She had propped herself up on one arm, a silhouette against the window.
“He’ll do whatever he can to get at me. I don’t think it matters to him that I’m a cop, or that you are. I don’t think anything matters. It’s him and me.”
“Hatfields and McCoys.”
“Yeah. It’s gotten that deep. I may’ve given Barbara Crowell some very bad advice today.”
“Cliff, you need a vacation.”
“I need to get something on that weasel. That’s the only vacation I need. To get him good and make it stick.”
“You’re a classic type-A, you’ll die before you’re forty. You need to go and lie on a beach and listen to tropical breezes blowing through luscious palm trees.”
“And go crazy with boredom. That’s not what I need.”
“I’d go along too… try to keep you from getting too bored.”
More long minutes passed.
“I’ll do whatever I can,” Carol said.
“As a matter of fact, there is something you can do.”
“Just tell me.”
“Get the hell out of here.”
“Oh, Cliff, that’s not going to help anything.”
“I’ve been thinking about it all day, ever since I gave Jackie the thirty-eight-caliber lollipop. Newton doesn’t know who you are. All he knows is, he called my place and a woman answered. Nobody knows about us. We’ve taken a lot of trouble to keep what’s ours private.”
She took a deep, long-suffering breath.
“Well? Will you do it?”
“Of course I’ll do it,” she said. “But God damn it, don’t ask me to like it.”
I patted her rump. “Good girl.”
“You sexist bastard.”
We laughed. At that moment I came as close to asking her the big question as I ever would.
It was a long time before we got to sleep. When I did sleep, I slept soundly, untroubled by dreams. In the morning we got her things together and I carried them down the back way and put them in her car. I watched the street for ten minutes before I let her come down and drive away.

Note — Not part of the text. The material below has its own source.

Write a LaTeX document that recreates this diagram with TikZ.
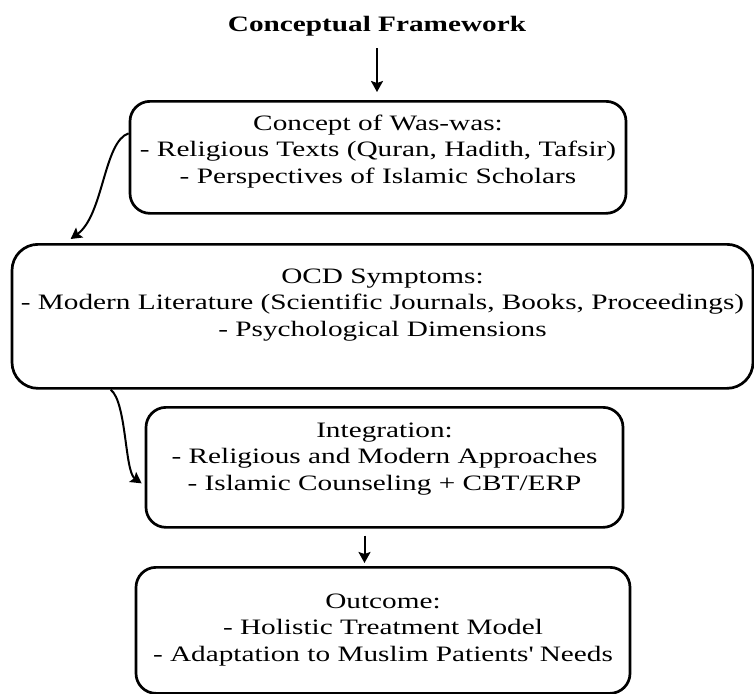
\documentclass[tikz,border=0pt]{standalone}
\usepackage{fontspec}
\setmainfont[FakeStretch=1.33]{Liberation Serif}
\usetikzlibrary{arrows.meta}
\tikzset{
  box/.style={draw, line width=2.7pt, rounded corners=20pt, inner sep=0pt, anchor=north, align=center, font=\fontsize{22}{26.5}\selectfont},
  arr/.style={line width=2pt, -{Stealth[length=11pt,width=12pt,inset=2pt]}}
}
\begin{document}
\begin{tikzpicture}[x=1pt,y=1pt]
\useasboundingbox (0,0) rectangle (754,-693);
\node at (377,-32) [anchor=base, font=\fontsize{22}{26.5}\selectfont\bfseries](title){Conceptual Framework};
\node at (378,-100) [box, minimum width=496pt, text height=82pt, text depth=30pt](concept){Concept of Was-was:\\- Religious Texts (Quran, Hadith, Tafsir)\\- Perspectives of Islamic Scholars};
\node at (382.5,-243) [box, rounded corners=26pt, minimum width=741pt, text height=92pt, text depth=52pt](ocd){OCD Symptoms:\\- Modern Literature (Scientific Journals, Books, Proceedings)\\- Psychological Dimensions};
\node at (384.5,-406) [box, minimum width=477pt, text height=83pt, text depth=37pt](integ){Integration:\\- Religious and Modern Approaches\\- Islamic Counseling + CBT/ERP};
\node at (383,-566) [box, minimum width=494pt, text height=94pt, text depth=32pt](outcome){Outcome:\\- Holistic Treatment Model\\- Adaptation to Muslim Patients\textquotesingle{} Needs};
\draw[arr, shorten <=8pt, shorten >=8pt] (title.south) -- (title.south |- concept.north);
\draw[arr] ([yshift=24pt]concept.west) .. controls +(-25,-8) and +(33,24) .. ([xshift=60pt,yshift=4pt]ocd.north west);
\draw[arr] ([xshift=100pt]ocd.south west) .. controls +(16,-12) and +(-17,12) .. ([xshift=-3pt,yshift=-16pt]integ.west);
\draw[arr, shorten <=7pt, shorten >=3pt] ([xshift=-20pt]integ.south) -- ([xshift=-20pt]integ.south |- outcome.north);
\end{tikzpicture}
\end{document}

She rolled down her window. “I’m not afraid, you know.”
“I know you’re not,” I said. “But I am.”
I called rita McKinley and got the same recording. This time I left a message, telling her who I was and that I needed to speak with her on official business regarding a homicide investigation. I left both numbers, home and office.
I called the AB in New Jersey. Also known as
I went to see Roland Goddard, in Cherry Creek. This is a neighborhood of high-class and expensive shops in east Denver. Nestled in the center of things was Roland Goddard’s Acushnet Rare Book Emporium. Goddard had a cool, austere manner, almost like Emery Neff only somehow different. You could break through with Neff, if you were patient enough and gave a damn: with Goddard, you never could. He had an icy, slightly superior attitude about books and his knowledge of them, and he could intimidate a customer or a bookscout before the first word was said. If he had friends, they were not in the book business: no one I had ever spoken to knew Goddard personally.
It would be hard to imagine two guys less alike than Goddard and Harkness. At least with Ruby Seals and Emery Neff, their differences seemed to complement each other: Harkness and Goddard were ill-suited for partnership in almost every way. It’s hard sometimes to look back over twenty years and know why the boys we were then did things so much at odds with the attitudes and philosophies of the men we had become. Goddard was fastidious: Harkness tended to be sloppy. Goddard disdained everything about the book business that Harkness found interesting. Oh, he’d sell you a Stephen King— whatever else you could say about Roland Goddard, he was a helluva bookman and he knew where the money came from—but you might leave his store feeling faintly like a moron.